Concernant ces capitaux extérieurs à l’agriculture, « il y a deux visions : une approche négative qui a trait à l’attachement au foncier – la terre n’est pas un bien comme un autre, on touche un tabou – et une approche positive qui y voit un moyen de préserver une activité économique », analyse Thierry Pouch, économiste à l’APCA. Le risque est de voir les prix du foncier grimper, une agriculture de firmes se développer, des investissements spéculatifs… Mais l’agriculture va devoir répondre à un certain nombre de défis qui vont nécessiter de l’innovation, des investissements donc des capitaux. L’arrivée d’acteurs non agricoles peut « libérer les agriculteurs du poids du foncier » et leur permettre d’investir dans l’entreprise, voire remettre à flot des exploitations en difficultés. De l’avis des différents intervenants, elle est inéluctable. Ne serait-ce que parce que le portage familial actuel du foncier par solidarité familiale, avec l’éloignement des familles, est en perte de vitesse.

"Le vrai risque est la perte de contrôle de l’activité agricole »

Pour Hubert Bosse-Platière, juriste et président de l’Association française de droit rural de Bourgogne, « il faut distinguer accaparement des terres et investissements fonciers. » Le risque n’est pas le portage du foncier en lui-même. « La grande crainte si on ouvre les vannes juridiques, c’est que les investisseurs en viennent à prendre la main sur l’activité agricole ». Le bon levier juridique n’est donc pour lui pas la Safer : « elle n’a pas été imaginée pour contrôler l’activité : utiliser le droit de préemption pour répondre à cet objectif est totalement inadapté.

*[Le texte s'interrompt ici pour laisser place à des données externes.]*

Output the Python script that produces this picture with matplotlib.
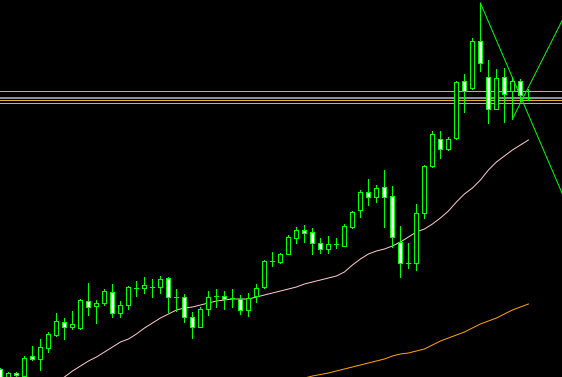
import numpy as np
import matplotlib
matplotlib.use('Agg')
import matplotlib.pyplot as plt
from matplotlib.patches import Rectangle

# OHLC per bar (price units, bar index = position)
opens = [31, 22, 27, 24, 44, 41, 52, 65, 78, 73, 72, 99, 94, 97, 108, 87, 95, 112, 112, 113,
         113, 122, 103, 103, 83, 73, 91, 104, 104, 102, 101, 90, 104, 113, 139, 138, 146, 162, 170, 168,
         157, 151, 156, 154, 173, 190, 208, 203, 213, 204, 158, 137, 137, 187, 234, 261, 251, 262, 319, 312,
         359, 323, 291, 323, 309, 319, 302]
highs = [32, 28, 28, 44, 54, 61, 68, 87, 82, 89, 101, 117, 100, 111, 116, 99, 114, 119, 123, 121,
         124, 123, 111, 106, 88, 93, 109, 111, 109, 111, 105, 107, 116, 140, 148, 147, 165, 173, 175, 172,
         162, 164, 162, 176, 189, 210, 221, 215, 230, 214, 174, 157, 196, 235, 269, 269, 263, 319, 326, 362,
         397, 340, 331, 332, 323, 321, 311]
lows = [18, 20, 23, 23, 40, 30, 48, 64, 61, 71, 71, 85, 77, 95, 83, 83, 91, 104, 107, 103,
        107, 88, 89, 78, 62, 73, 85, 93, 91, 93, 86, 84, 98, 112, 134, 137, 146, 157, 158, 146,
        147, 147, 152, 154, 172, 183, 195, 198, 173, 153, 123, 132, 130, 182, 233, 242, 250, 261, 288, 311,
        329, 277, 291, 278, 281, 299, 300]
closes = [20, 27, 25, 42, 41, 53, 66, 79, 73, 76, 100, 93, 97, 109, 87, 95, 113, 112, 115, 113,
          121, 103, 103, 83, 73, 91, 103, 104, 101, 102, 90, 102, 112, 139, 139, 146, 163, 170, 167, 157,
          151, 156, 156, 174, 188, 208, 203, 212, 203, 163, 137, 137, 187, 234, 266, 251, 261, 318, 309, 359,
          337, 291, 322, 306, 319, 305, 302]

# moving averages (fast starts at bar 8, slow starts at bar 38)
ma_fast_start = 8
ma_fast = [23, 29, 34, 39, 43, 48, 53, 58, 61, 66, 72, 77, 82, 86, 90, 92, 93, 95, 97, 99,
           100, 101, 101, 101, 103, 105, 107, 109, 111, 113, 116, 118, 120, 122, 124, 128, 135, 141, 146, 149,
           151, 154, 158, 163, 168, 171, 176, 182, 189, 198, 206, 212, 220, 230, 238, 244, 250, 255, 260]
ma_slow_start = 38
ma_slow = [22, 24, 25.5, 27, 29, 31, 33, 35, 37, 39, 41, 44, 46, 47, 49, 51, 55, 59, 62, 65,
           68, 72, 76, 79, 82, 86, 90, 93, 96]

# horizontal levels and trend lines
levels_orange = [309, 300.3, 296.7]
level_grey = 302
trend1_x = [60, 70.25]
trend1_y = [397, 206]
trend2_x = [64, 70.25]
trend2_y = [281, 380]

green = '#00FF00'
lw = 0.72  # one pixel

fig = plt.figure(figsize=(5.62, 3.77), dpi=100)
fig.patch.set_facecolor('black')
ax = fig.add_axes([0, 0, 1, 1])
ax.set_facecolor('black')

for lv in levels_orange:
    ax.axhline(lv, color='#F0A830', lw=lw, antialiased=False, zorder=1)
ax.axhline(level_grey, color='#8890A0', lw=1.4, antialiased=False, zorder=1)

xf = np.arange(ma_fast_start, ma_fast_start + len(ma_fast))
ax.plot(xf, ma_fast, color='#FFC8D2', lw=lw, zorder=2)
xs = np.arange(ma_slow_start, ma_slow_start + len(ma_slow))
ax.plot(xs, ma_slow, color='#FFA500', lw=lw, zorder=2)

bw = 0.5
for i in range(len(opens)):
    o, h, l, c = opens[i], highs[i], lows[i], closes[i]
    top = max(o, c)
    bot = min(o, c)
    ax.vlines(i, l, h, color=green, lw=lw, antialiased=False, zorder=3)
    if top == bot:
        ax.hlines(o, i - bw / 2, i + bw / 2, color=green, lw=lw, antialiased=False, zorder=4)
    else:
        face = 'black' if c > o else 'white'
        ax.add_patch(Rectangle((i - bw / 2, bot), bw, top - bot, facecolor=face,
                               edgecolor=green, lw=lw, antialiased=False, zorder=4))

ax.plot(trend1_x, trend1_y, color=green, lw=lw, zorder=5)
ax.plot(trend2_x, trend2_y, color=green, lw=lw, zorder=5)

ax.set_xlim(-0.06, 70.2)
ax.set_ylim(23, 400)
ax.axis('off')

plt.savefig('out.png', dpi=100, facecolor='black')
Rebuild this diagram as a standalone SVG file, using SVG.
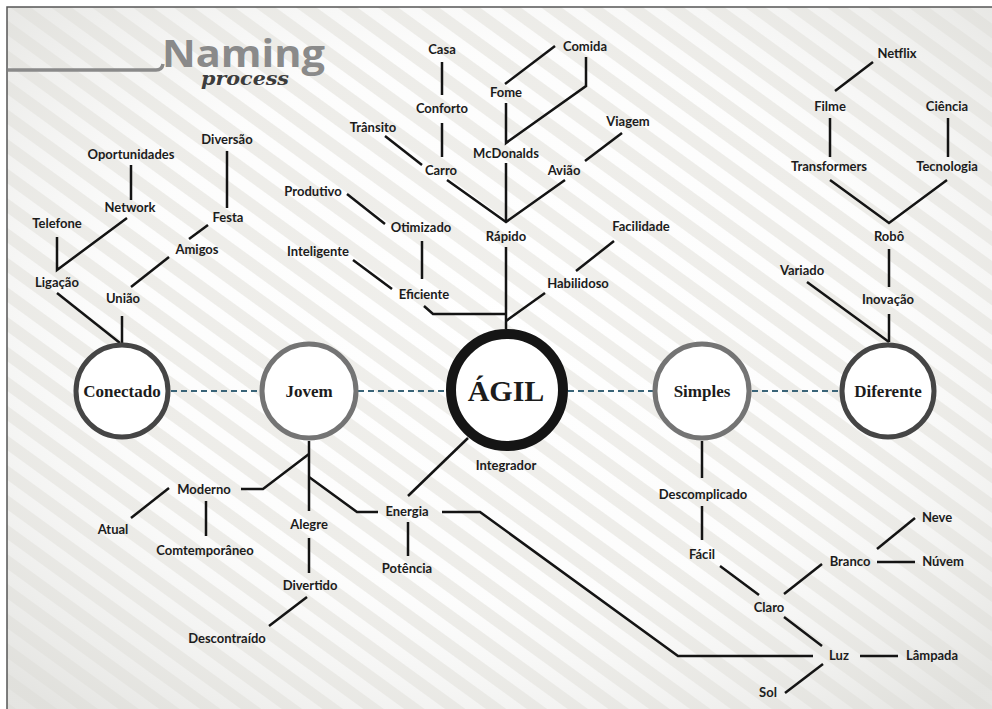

C’est du côté du contrôle des structures qu’il faut agir. » Il propose la mise en place « d’un agrément administratif préalable à toute acquisition de parts de société. Le candidat devra expliquer le montant de la transaction, comment il veut exploiter, avec quelle personne, pour quel marché, où il achète les intrants […] Si cet investissement sert à aider le jeune agriculteur qui s’installe ou à maintenir l’exploitation existante, pourquoi faudrait-il offrir à la Safer un droit de préemption ? » Ou alors il faut « repenser leurs missions », peut-être même « les faire glisser en établissements publics ».

(1) Think tank laboratoire d’idées pour les secteurs agricoles et agroalimentaires.